Neil Back believes England will ultimately benefit from missing out on the Six Nations title, but warns only the Grand Slam is acceptable next year.

Points difference alone sabotaged red-rose hopes of claiming the first Championship crown of Stuart Lancaster’s reign with Ireland’s success resulting in a third consecutive runners-up finish.

Back, a World Cup winner and England’s openside flanker between 1994 and 2003, is encouraged by the progress made during the Six Nations and views the failure to win the title as a blessing.

But with the 2015 World Cup on home soil looming, he insisted England must crush their European rivals next year if they are to be considered genuine contenders.

“Perversely, not winning the Six Nations may have been a good thing because it means the hunger is still there,” Back said.

“Sometimes when a young team win things they can start to gravitate, but this team is still very well grounded. Not winning the Six Nations will have made them even hungrier for next year, and that’s the important one because it’s a World Cup year.

“It’s crucial that England win next season’s Six Nations and the Grand Slam too, to take them into the World Cup. If you want to win the World Cup you must win seven matches and if you can’t defeat Six Nations teams ranked below, then we’ll have a problem winning the World Cup.

“This is a really exciting time and I’m genuinely excited about this England team for the first time since I was last involved.”

Back, who won 66 caps and made five Test appearances for the British and Irish Lions, has been impressed by the development of Chris Robshaw.

Robshaw entered the season with his status as first-choice openside and England captain under threat, but responded with a string of outstanding performances that have placed his position beyond challenge.

“Rightly Chris was left out of the Lions tour to Australia last summer because he wasn’t the best in his position,” Back said. “But he’s gone away, decided that he needs to improve and has worked on those areas.

“There’s been a significant change in his foot speed away from contact and his lines of running. Due to his inexperience the captaincy was a burden, but he’s getting there and is a million miles from where he was two years ago.”

England’s next assignment is a three-Test series in New Zealand and Back views a 2-1 series defeat as a worthy outcome.

“The series begins after the first Test because England will be missing their Premiership finalists, so that game is more of a warm-up,” Back said. “Then the Test series really begins in my eyes and if they can draw that, then they’ll come home with their heads held high. If they manage that, it would be a big statement. Any less than that and we are where we should be, ranked fourth in the world.”

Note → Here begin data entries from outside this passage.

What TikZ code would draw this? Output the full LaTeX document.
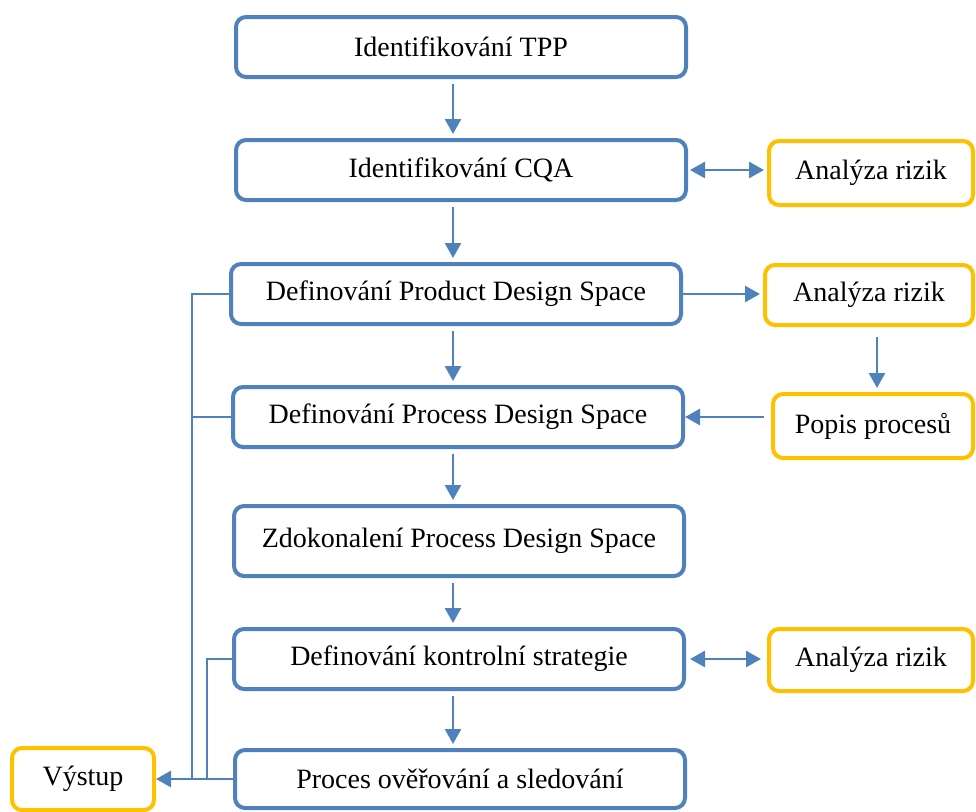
\documentclass[tikz,border=0pt]{standalone}
\usepackage{fontspec}
\setmainfont{Liberation Serif}
\usetikzlibrary{arrows.meta}
\definecolor{boxblue}{RGB}{79,129,189}
\definecolor{boxgold}{RGB}{255,192,0}

\begin{document}
\begin{tikzpicture}[x=0.5pt,y=-0.5pt,
  mainbox/.style={draw=boxblue,line width=2pt,rounded corners=5pt,minimum width=225pt,
    minimum height=30pt,inner sep=0pt,font=\fontsize{14}{16}\selectfont},
  riskbox/.style={draw=boxgold,line width=2pt,rounded corners=5pt,minimum height=32pt,
    inner sep=0pt,font=\fontsize{14}{16}\selectfont},
  link/.style={draw=boxblue,line width=1.3pt},
  arr/.style={link,-{Triangle[length=7.5pt,width=8pt]}},
  twoarr/.style={link,{Triangle[length=7.5pt,width=8pt]}-{Triangle[length=7.5pt,width=8pt]}}]
  \useasboundingbox (0,0) rectangle (976,811);
  % main chain
  \node[mainbox] (tpp) at (461,47) {Identifikování TPP};
  \node[mainbox] (cqa) at (461,170) {Identifikování CQA};
  \node[mainbox] (pds) at (456,294) {Definování Product Design Space};
  \node[mainbox] (prc) at (458,417) {Definování Process Design Space};
  \node[mainbox,minimum height=35pt] (zdk) at (459,541) {Zdokonalení Process Design Space};
  \node[mainbox] (kon) at (459,659) {Definování kontrolní strategie};
  \node[mainbox,minimum height=29pt] (ovr) at (460,779) {Proces ověřování a sledování};
  % side boxes
  \node[riskbox,minimum width=102pt] (ar1) at (871,173) {Analýza rizik};
  \node[riskbox,minimum width=104pt,minimum height=30pt] (ar2) at (869,295) {Analýza rizik};
  \node[riskbox,minimum width=100pt] (pop) at (873,426) {Popis procesů};
  \node[riskbox,minimum width=102pt,minimum height=31pt] (ar3) at (871,660) {Analýza rizik};
  \node[riskbox,minimum width=71pt,minimum height=31pt] (vys) at (83,779) {Výstup};

  \coordinate (ax) at (453,0);
  \coordinate (rail) at (192,0);
  \coordinate (rail2) at (207,0);

  \draw[arr,shorten <=2.5pt,shorten >=2pt] (tpp.south -| ax) -- (cqa.north -| ax);
  \draw[arr,shorten <=2.5pt,shorten >=2pt] (cqa.south -| ax) -- (pds.north -| ax);
  \draw[arr,shorten <=2.5pt,shorten >=2pt] (pds.south -| ax) -- (prc.north -| ax);
  \draw[arr,shorten <=2.5pt,shorten >=2pt] (prc.south -| ax) -- (zdk.north -| ax);
  \draw[arr,shorten <=2.5pt,shorten >=2pt] (zdk.south -| ax) -- (kon.north -| ax);
  \draw[arr,shorten <=2.5pt,shorten >=2pt] (kon.south -| ax) -- (ovr.north -| ax);

  \draw[twoarr,shorten <=1pt,shorten >=1.5pt] (cqa.east) -- (cqa.east -| ar1.west);
  \draw[arr,shorten >=1.5pt] (pds.east) -- (pds.east -| ar2.west);
  \draw[arr,shorten <=5pt,shorten >=2pt] ([xshift=4pt]ar2.south) -- ([xshift=4pt]ar2.south |- pop.north);
  \draw[arr,shorten <=3.5pt] (pop.west |- prc.east) -- (prc.east);
  \draw[twoarr,shorten <=2pt,shorten >=3pt] (kon.east) -- (kon.east -| ar3.west);

  % output lines on the left
  \draw[link] (pds.west) -- (pds.west -| rail) -- (rail |- vys.east);
  \draw[link] (prc.west) -- (prc.west -| rail);
  \draw[link] (kon.west) -- (kon.west -| rail2) -- (rail2 |- vys.east);
  \draw[arr] (ovr.west) -- (vys.east);
\end{tikzpicture}
\end{document}
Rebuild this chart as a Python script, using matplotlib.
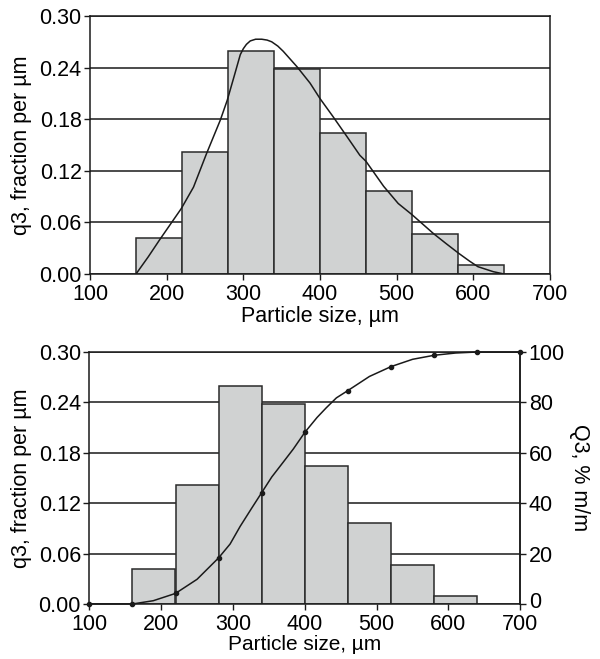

Meanwhile, work on European club rugby’s new elite tournament will be put on hold over the weekend and resume on Monday.

The replacement for the Heineken Cup was expected to be unveiled this week, but it is understood that administrative elements of the agreement have yet to be finalised, resulting in the delay.

Once the paperwork is complete an announcement will be made, with Monday the earliest possible opportunity to declare a ceasefire in the bitter two-year dispute over Europe.

A further delay could be caused by the rugby calendar, however, with the Heineken Cup quarter-finals scheduled to take place next weekend.

European rugby chiefs may decide to hold any announcement until the first knockout round is over out of respect to the competition as it nears its conclusion.

A new 20-team format is expected to have six Premiership teams, six clubs from France’s Top 14 competition and seven of the PRO12 sides qualifying for a competition that would succeed the Heineken Cup.

The final place would be decided after a play-off between this season’s seventh-placed finishers in the Premiership and Top 14.

It is understood an agreement is imminent. Once signed all parties can then chase a resolution between broadcasters BT Sport and Sky, both of whom have  indicated a willingness to agree a compromise TV rights deal.

The Six Nations committee is expected to provide the basis of the new governing body, with some existing European Rugby Cup staff retained.